• **SET EXERCISE**: Your task is to write out only the lines running from the line with "Generate a LaTeX" to the line with "(0,0) rectangle (1568,862);", both ends kept, with no images.

>> Start INPUT ROWS

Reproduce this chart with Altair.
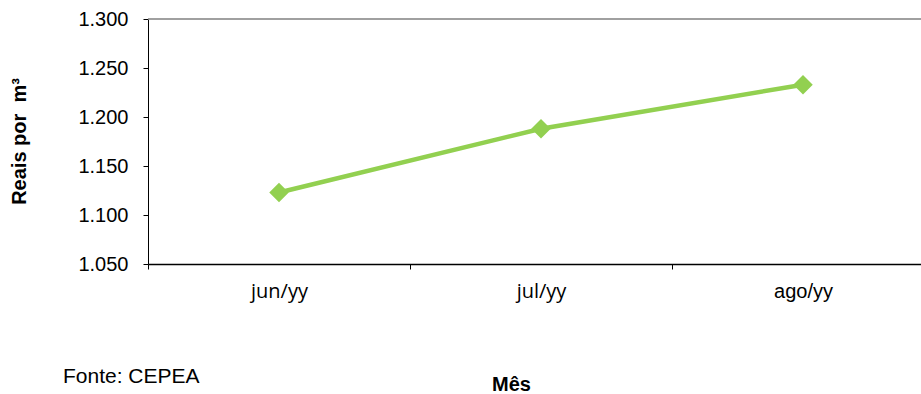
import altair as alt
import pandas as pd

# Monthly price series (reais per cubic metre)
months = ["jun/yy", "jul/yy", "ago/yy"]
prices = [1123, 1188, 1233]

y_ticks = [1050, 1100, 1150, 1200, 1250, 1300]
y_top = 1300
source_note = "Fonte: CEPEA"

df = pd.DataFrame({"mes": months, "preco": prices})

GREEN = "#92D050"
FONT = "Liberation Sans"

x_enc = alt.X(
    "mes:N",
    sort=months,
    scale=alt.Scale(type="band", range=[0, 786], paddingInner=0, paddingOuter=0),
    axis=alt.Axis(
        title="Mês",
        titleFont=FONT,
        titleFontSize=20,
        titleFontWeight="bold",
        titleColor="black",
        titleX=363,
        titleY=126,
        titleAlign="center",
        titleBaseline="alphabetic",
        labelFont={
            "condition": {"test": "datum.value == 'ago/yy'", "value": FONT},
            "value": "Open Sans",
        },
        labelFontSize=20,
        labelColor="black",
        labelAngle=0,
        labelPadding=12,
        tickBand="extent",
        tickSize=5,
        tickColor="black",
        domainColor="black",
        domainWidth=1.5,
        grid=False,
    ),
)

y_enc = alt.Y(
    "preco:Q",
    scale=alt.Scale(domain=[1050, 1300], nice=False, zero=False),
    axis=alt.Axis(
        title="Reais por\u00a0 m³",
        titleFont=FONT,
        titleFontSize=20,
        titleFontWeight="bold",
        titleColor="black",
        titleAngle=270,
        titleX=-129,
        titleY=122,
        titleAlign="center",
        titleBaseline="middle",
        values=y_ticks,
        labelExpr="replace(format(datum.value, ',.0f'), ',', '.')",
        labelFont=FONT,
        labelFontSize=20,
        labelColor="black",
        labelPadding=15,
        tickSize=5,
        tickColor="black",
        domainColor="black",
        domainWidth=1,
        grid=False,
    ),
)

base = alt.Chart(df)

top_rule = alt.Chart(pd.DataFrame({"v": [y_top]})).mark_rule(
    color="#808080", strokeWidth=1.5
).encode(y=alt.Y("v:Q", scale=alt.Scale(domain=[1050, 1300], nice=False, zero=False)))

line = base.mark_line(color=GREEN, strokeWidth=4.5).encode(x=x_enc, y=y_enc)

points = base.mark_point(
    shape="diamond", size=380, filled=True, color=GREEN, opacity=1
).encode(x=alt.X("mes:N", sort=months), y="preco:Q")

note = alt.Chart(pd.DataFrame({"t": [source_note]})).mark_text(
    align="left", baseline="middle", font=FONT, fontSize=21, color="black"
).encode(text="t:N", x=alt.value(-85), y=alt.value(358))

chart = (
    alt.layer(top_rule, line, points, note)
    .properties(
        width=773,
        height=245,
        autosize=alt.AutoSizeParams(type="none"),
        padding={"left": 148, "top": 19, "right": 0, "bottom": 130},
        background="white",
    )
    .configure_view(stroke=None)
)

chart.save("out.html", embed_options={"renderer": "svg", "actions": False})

>> End INPUT ROWS
>> Start INPUT ROWS

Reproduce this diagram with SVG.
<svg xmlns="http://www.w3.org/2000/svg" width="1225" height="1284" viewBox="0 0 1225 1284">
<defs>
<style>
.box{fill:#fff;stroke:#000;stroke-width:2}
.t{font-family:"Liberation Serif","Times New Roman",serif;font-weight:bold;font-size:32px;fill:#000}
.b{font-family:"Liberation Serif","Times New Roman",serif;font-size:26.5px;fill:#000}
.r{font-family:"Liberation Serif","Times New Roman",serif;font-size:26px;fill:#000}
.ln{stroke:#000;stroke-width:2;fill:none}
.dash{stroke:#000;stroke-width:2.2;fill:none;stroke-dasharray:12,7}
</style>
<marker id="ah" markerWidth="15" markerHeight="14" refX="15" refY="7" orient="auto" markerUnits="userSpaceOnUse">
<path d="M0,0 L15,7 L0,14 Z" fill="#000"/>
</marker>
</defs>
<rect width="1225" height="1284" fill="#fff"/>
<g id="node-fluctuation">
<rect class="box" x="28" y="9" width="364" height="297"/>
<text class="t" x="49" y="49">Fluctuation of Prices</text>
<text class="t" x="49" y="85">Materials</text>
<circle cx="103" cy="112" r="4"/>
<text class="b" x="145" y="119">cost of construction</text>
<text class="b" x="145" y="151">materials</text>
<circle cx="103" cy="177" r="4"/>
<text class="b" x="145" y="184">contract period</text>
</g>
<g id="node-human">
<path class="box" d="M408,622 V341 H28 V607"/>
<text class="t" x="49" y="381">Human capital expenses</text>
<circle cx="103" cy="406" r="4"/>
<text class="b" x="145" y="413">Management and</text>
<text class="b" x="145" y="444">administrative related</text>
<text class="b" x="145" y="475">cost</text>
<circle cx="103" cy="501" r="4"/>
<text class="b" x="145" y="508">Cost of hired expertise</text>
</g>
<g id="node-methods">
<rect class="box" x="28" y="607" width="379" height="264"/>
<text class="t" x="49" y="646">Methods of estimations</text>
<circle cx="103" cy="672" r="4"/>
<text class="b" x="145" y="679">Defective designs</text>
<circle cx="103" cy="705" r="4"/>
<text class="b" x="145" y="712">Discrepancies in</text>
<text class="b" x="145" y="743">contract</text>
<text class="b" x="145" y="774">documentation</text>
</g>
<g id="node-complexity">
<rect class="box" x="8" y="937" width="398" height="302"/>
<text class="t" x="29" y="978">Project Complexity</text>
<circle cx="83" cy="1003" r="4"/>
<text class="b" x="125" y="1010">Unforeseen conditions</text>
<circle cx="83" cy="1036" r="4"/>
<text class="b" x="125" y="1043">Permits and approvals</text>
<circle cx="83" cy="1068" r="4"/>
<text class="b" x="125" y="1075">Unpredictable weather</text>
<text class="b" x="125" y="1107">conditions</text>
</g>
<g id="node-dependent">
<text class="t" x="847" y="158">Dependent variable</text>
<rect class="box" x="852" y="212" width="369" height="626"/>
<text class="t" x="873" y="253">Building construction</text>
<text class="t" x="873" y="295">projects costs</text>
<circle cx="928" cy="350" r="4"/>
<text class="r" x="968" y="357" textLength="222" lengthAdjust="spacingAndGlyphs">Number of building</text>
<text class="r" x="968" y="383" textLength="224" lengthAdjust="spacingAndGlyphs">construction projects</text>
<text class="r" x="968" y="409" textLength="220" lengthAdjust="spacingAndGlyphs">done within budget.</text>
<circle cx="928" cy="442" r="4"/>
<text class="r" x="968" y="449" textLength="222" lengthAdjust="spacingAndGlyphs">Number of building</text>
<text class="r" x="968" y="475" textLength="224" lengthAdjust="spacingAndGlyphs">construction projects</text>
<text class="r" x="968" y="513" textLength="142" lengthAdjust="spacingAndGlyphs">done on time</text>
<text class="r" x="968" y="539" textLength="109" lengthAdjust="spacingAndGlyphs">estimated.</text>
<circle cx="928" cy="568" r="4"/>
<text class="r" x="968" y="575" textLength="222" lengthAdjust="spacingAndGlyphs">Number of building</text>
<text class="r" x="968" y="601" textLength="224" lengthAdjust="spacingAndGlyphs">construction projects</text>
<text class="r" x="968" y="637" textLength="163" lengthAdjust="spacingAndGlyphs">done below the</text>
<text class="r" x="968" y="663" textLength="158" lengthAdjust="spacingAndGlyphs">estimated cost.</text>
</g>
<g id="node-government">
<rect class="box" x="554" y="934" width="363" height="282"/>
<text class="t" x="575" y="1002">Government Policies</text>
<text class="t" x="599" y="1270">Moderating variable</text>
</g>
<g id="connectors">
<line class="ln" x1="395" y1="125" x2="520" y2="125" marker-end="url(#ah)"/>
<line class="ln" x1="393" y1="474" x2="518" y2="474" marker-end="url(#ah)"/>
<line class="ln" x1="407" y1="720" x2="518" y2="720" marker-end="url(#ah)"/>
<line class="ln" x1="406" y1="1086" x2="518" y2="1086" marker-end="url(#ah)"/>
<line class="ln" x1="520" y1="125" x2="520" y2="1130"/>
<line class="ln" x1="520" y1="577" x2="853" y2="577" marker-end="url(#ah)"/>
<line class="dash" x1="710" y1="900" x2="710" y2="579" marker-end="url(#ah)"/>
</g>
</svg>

>> End INPUT ROWS
>> Start INPUT ROWS

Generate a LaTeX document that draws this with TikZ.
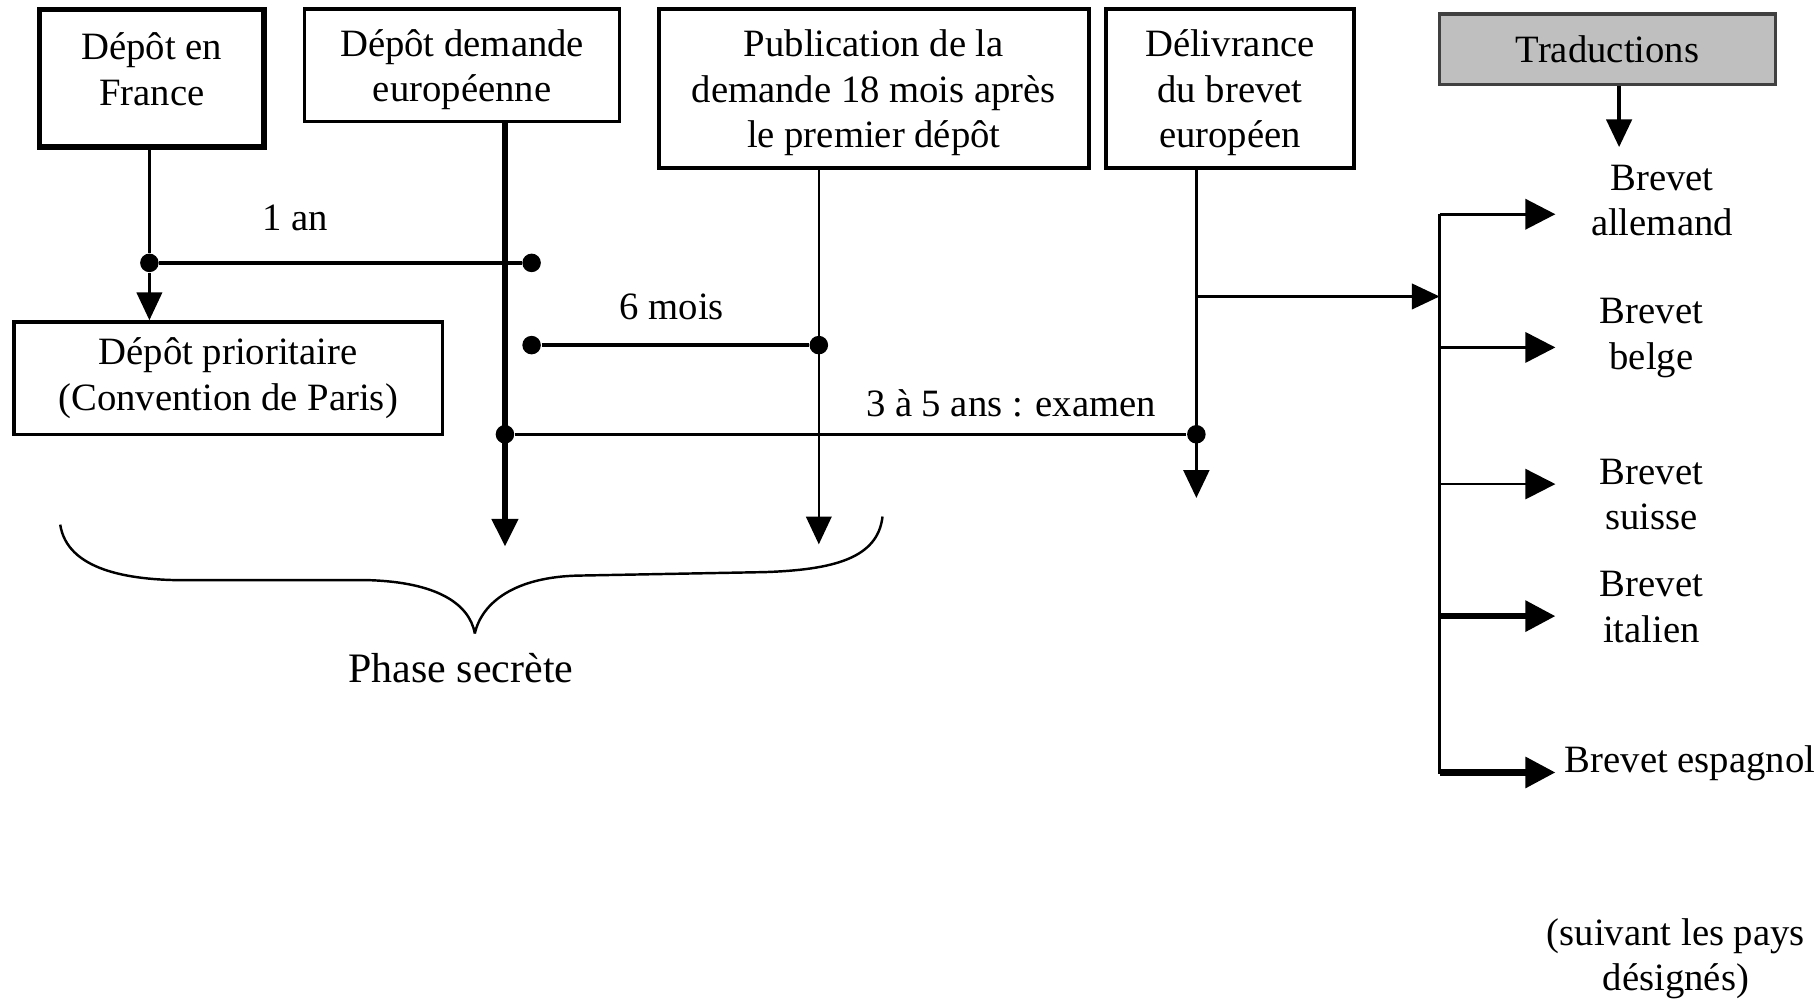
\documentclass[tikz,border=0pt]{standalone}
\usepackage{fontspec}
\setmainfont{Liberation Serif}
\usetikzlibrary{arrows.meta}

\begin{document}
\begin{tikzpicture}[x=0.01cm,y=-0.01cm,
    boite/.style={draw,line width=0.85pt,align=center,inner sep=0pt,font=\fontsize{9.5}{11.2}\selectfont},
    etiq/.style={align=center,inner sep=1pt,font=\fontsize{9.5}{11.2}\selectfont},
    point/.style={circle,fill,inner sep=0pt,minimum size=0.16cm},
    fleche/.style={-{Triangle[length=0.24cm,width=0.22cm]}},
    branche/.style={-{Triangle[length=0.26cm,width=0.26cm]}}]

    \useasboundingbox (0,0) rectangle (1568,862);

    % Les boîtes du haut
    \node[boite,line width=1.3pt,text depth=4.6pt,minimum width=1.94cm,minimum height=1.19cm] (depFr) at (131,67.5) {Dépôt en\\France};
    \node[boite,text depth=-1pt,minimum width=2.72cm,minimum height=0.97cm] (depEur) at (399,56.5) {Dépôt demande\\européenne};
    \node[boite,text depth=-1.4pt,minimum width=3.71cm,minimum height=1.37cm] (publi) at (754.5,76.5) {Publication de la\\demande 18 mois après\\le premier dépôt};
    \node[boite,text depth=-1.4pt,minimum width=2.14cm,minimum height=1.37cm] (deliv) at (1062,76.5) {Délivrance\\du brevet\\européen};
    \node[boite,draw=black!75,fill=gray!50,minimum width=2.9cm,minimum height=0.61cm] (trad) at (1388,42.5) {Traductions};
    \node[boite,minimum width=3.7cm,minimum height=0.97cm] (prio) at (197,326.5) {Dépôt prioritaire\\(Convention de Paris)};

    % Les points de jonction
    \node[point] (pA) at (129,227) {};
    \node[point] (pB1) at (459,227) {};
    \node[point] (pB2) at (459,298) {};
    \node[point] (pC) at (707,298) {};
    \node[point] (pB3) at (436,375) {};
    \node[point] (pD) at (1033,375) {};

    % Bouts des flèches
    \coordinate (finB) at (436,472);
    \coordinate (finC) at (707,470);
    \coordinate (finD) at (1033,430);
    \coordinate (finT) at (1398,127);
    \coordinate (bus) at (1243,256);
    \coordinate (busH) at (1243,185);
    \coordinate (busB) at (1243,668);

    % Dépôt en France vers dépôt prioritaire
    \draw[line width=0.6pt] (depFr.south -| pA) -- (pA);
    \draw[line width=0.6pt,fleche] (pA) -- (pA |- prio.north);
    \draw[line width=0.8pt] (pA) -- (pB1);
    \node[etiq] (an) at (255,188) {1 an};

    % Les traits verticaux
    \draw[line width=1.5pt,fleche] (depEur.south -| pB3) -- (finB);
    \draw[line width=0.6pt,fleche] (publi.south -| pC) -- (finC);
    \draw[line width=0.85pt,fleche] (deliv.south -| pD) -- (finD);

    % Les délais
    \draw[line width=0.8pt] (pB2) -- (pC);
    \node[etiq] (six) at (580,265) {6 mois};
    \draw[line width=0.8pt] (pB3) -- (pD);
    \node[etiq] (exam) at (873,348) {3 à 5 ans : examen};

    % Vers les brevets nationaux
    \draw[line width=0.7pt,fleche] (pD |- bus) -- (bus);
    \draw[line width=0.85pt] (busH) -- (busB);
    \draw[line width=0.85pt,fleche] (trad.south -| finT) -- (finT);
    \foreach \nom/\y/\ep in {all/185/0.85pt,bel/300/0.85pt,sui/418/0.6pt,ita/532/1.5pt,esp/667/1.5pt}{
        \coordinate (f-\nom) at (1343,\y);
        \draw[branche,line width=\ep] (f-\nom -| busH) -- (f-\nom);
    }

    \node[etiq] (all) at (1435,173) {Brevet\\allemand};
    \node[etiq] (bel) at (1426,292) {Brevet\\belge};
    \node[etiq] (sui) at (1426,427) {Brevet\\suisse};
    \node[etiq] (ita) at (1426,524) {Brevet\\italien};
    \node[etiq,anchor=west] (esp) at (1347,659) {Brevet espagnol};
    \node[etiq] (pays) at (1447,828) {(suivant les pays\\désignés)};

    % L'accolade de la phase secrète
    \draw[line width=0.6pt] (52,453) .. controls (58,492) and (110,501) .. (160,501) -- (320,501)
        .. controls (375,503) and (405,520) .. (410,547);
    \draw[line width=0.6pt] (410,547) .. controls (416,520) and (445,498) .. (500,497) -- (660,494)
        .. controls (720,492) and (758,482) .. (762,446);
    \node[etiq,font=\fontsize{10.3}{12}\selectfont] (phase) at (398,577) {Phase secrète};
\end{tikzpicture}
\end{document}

>> End INPUT ROWS

• **TASK RESPONSE**:
Generate a LaTeX document that draws this with TikZ.
\documentclass[tikz,border=0pt]{standalone}
\usepackage{fontspec}
\setmainfont{Liberation Serif}
\usetikzlibrary{arrows.meta}

\begin{document}
\begin{tikzpicture}[x=0.01cm,y=-0.01cm,
    boite/.style={draw,line width=0.85pt,align=center,inner sep=0pt,font=\fontsize{9.5}{11.2}\selectfont},
    etiq/.style={align=center,inner sep=1pt,font=\fontsize{9.5}{11.2}\selectfont},
    point/.style={circle,fill,inner sep=0pt,minimum size=0.16cm},
    fleche/.style={-{Triangle[length=0.24cm,width=0.22cm]}},
    branche/.style={-{Triangle[length=0.26cm,width=0.26cm]}}]

    \useasboundingbox (0,0) rectangle (1568,862);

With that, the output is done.